**Directions**
Repeat the records below exactly, from the first line through the line containing "import * as", and leave out any pictures.

++++ Data shown ++++

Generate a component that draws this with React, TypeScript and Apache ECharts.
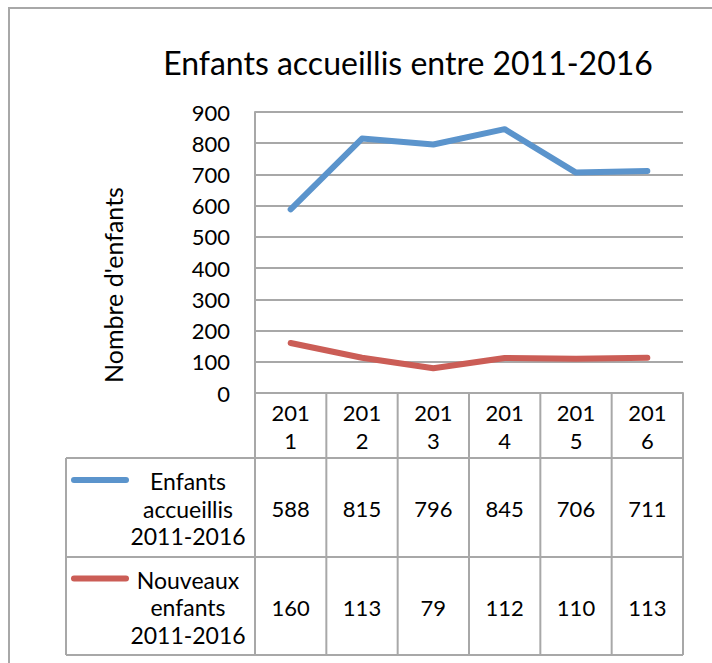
import React, { useEffect, useRef } from "react";
import * as echarts from "echarts";

const titleText = "Enfants accueillis entre 2011-2016";
const yAxisTitle = "Nombre d'enfants";
const categories = ["2011", "2012", "2013", "2014", "2015", "2016"];
const headerLabels = ["201\n1", "201\n2", "201\n3", "201\n4", "201\n5", "201\n6"];
const seriesLabels = ["Enfants\naccueillis\n2011-2016", "Nouveaux\nenfants\n2011-2016"];
const enfantsAccueillis = [588, 815, 796, 845, 706, 711];
const nouveauxEnfants = [160, 113, 79, 112, 110, 113];
const yMin = 0;
const yMax = 900;
const yInterval = 100;

const FONT = "Lato, 'Noto Sans', sans-serif";
const BLUE = "#5B94CC";
const RED = "#CB5D56";
const GRID = "#A8A8A8";

export default function App() {
  const ref = useRef<HTMLDivElement>(null);
  useEffect(() => {
    if (!ref.current) return;
    const chart = echarts.init(ref.current, null, { renderer: "svg" });
    const seriesData = [enfantsAccueillis, nouveauxEnfants];
    const colors = [BLUE, RED];
    chart.setOption({
      animation: false,
      title: {
        text: titleText,
        left: 403,
        top: 57,
        textAlign: "center",
        textVerticalAlign: "middle",
        textStyle: { fontFamily: FONT, fontSize: 32, fontWeight: "normal", color: "#000" },
      },
      grid: { left: 255, right: 29, top: 112, bottom: 270, containLabel: false },
      xAxis: {
        type: "category",
        data: categories,
        boundaryGap: true,
        axisLine: { show: true, lineStyle: { color: GRID, width: 2 } },
        axisTick: { show: false },
        axisLabel: { show: false },
        splitLine: { show: false },
      },
      yAxis: {
        type: "value",
        min: yMin,
        max: yMax,
        interval: yInterval,
        axisLine: { show: true, lineStyle: { color: GRID, width: 2 } },
        axisTick: { show: false },
        axisLabel: { margin: 25, fontFamily: FONT, fontSize: 22, color: "#000" },
        splitLine: { show: true, lineStyle: { color: GRID, width: 2 } },
      },
      series: seriesData.map((d, i) => ({
        type: "line",
        name: seriesLabels[i].replace(/\n/g, " "),
        data: d,
        showSymbol: false,
        symbol: "none",
        lineStyle: { color: colors[i], width: 6, cap: "round", join: "round" },
        itemStyle: { color: colors[i] },
        z: 5,
      })),
    });

    const c0 = chart.convertToPixel({ xAxisIndex: 0 }, 0) as number;
    const c1 = chart.convertToPixel({ xAxisIndex: 0 }, 1) as number;
    const half = (c1 - c0) / 2;
    const yTop = chart.convertToPixel({ yAxisIndex: 0 }, 0) as number;
    const headerBottom = yTop + 65;
    const rowH = [99, 98];
    const rowTops = [headerBottom, headerBottom + rowH[0]];
    const tableBottom = rowTops[1] + rowH[1];
    const legendLeft = 66;
    const colLeft = c0 - half;
    const colRight = c0 + half * (2 * categories.length - 1);
    const lineH = 27.5;
    const lineStyle = { stroke: GRID, lineWidth: 2 };
    const textEl = (text: string, x: number, y: number, size = 22) => ({
      type: "text",
      x,
      y,
      style: {
        text,
        fill: "#000",
        fontFamily: FONT,
        fontSize: size,
        lineHeight: lineH,
        textAlign: "center",
        textVerticalAlign: "middle",
      },
    });

    const g: any[] = [];
    // outer border
    g.push({ type: "rect", shape: { x: 9, y: 8, width: 760, height: 720 }, style: { fill: "none", stroke: GRID, lineWidth: 2 }, silent: true });
    // y-axis title
    g.push({
      type: "text",
      x: 113,
      y: 285,
      rotation: Math.PI / 2,
      style: { text: yAxisTitle, fill: "#000", fontFamily: FONT, fontSize: 25, textAlign: "center", textVerticalAlign: "middle" },
    });
    // vertical column lines
    for (let i = 0; i <= categories.length; i++) {
      const x = colLeft + i * 2 * half;
      g.push({ type: "line", shape: { x1: x, y1: yTop, x2: x, y2: tableBottom }, style: lineStyle });
    }
    g.push({ type: "line", shape: { x1: legendLeft, y1: headerBottom, x2: legendLeft, y2: tableBottom }, style: lineStyle });
    g.push({ type: "line", shape: { x1: colRight, y1: yTop, x2: colRight, y2: tableBottom }, style: lineStyle });
    [headerBottom, rowTops[1], tableBottom].forEach((y) => {
      g.push({ type: "line", shape: { x1: legendLeft, y1: y, x2: colRight, y2: y }, style: lineStyle });
    });
    // header labels
    categories.forEach((_, i) => {
      const cx = chart.convertToPixel({ xAxisIndex: 0 }, i) as number;
      g.push(textEl(headerLabels[i], cx, (yTop + headerBottom) / 2 + 1));
    });
    // rows
    seriesData.forEach((d, r) => {
      const mid = rowTops[r] + rowH[r] / 2;
      g.push({
        type: "line",
        shape: { x1: 74, y1: mid - lineH, x2: 126, y2: mid - lineH },
        style: { stroke: colors[r], lineWidth: 6, lineCap: "round" },
      });
      g.push(textEl(seriesLabels[r], 188, mid + 1, 23));
      d.forEach((v, i) => {
        const cx = chart.convertToPixel({ xAxisIndex: 0 }, i) as number;
        g.push(textEl(String(v), cx, mid + 1));
      });
    });
    chart.setOption({ graphic: { elements: g } });

    return () => chart.dispose();
  }, []);
  return (
    <div
      ref={ref}
      style={{ position: "fixed", left: 0, top: 0, width: 712, height: 663, background: "#fff" }}
    />
  );
}
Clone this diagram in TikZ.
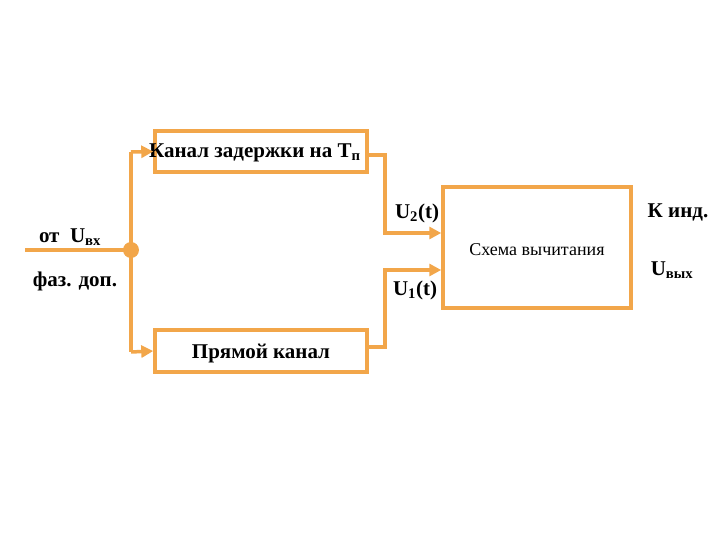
\documentclass[tikz,border=0pt]{standalone}
\usepackage{fontspec}
\setmainfont{Liberation Serif}
\usetikzlibrary{arrows.meta}
\definecolor{org}{HTML}{F2A64A}
\begin{document}
\begin{tikzpicture}[x=1pt,y=-1pt,
  blk/.style={draw=org,line width=3.5pt,inner sep=0pt},
  ln/.style={draw=org,line width=3.5pt},
  arr/.style={ln,-{Triangle[length=12pt,width=12pt]}},
  lbl/.style={font=\fontsize{21}{21}\selectfont\bfseries}]
\useasboundingbox (0,0) rectangle (720,540);
\node[blk,minimum width=212pt,minimum height=41pt] (top) at (261,151.5) {};
\node[blk,minimum width=212pt,minimum height=42pt] (bot) at (261,351) {};
\node[blk,minimum width=188pt,minimum height=121pt] (sub) at (537,247.5) {};
\node[lbl,anchor=west,inner sep=0pt] (toptxt) at (149,153) {Канал задержки на T\textsubscript{п}};
\node[lbl] (bottxt) at (261,354) {Прямой канал};
\node[font=\fontsize{18}{18}\selectfont] (subtxt) at (537,250) {Схема вычитания};
\coordinate (in) at (25,250);
\fill[org] (131,250) circle (8) coordinate (j);
\coordinate (jt) at (131,152);
\coordinate (jb) at (131,352);
\draw[ln] (in) -- (j);
\draw[ln] (jt) -- (jb);
\draw[arr] (jt) -- (top.west);
\draw[arr] (jb) -- (bot.west);
\draw[arr] (367,155) -| (385,233) -- (sub.west |- 0,233);
\draw[arr] (367,347) -| (385,270) -- (sub.west |- 0,270);
\node[lbl] (ux) at (70,237) {от\enspace U\textsubscript{вх}};
\node[lbl] (fz) at (75,281) {фаз. доп.};
\node[lbl] (u2) at (417,213) {U\textsubscript{2}(t)};
\node[lbl] (u1) at (415,290) {U\textsubscript{1}(t)};
\node[lbl] (kind) at (678,212) {К инд.};
\node[lbl] (uout) at (672,270) {U\textsubscript{вых}};
\end{tikzpicture}
\end{document}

++++

**Task answer**
Generate a component that draws this with React, TypeScript and Apache ECharts.
import React, { useEffect, useRef } from "react";
import * as echarts from "echarts";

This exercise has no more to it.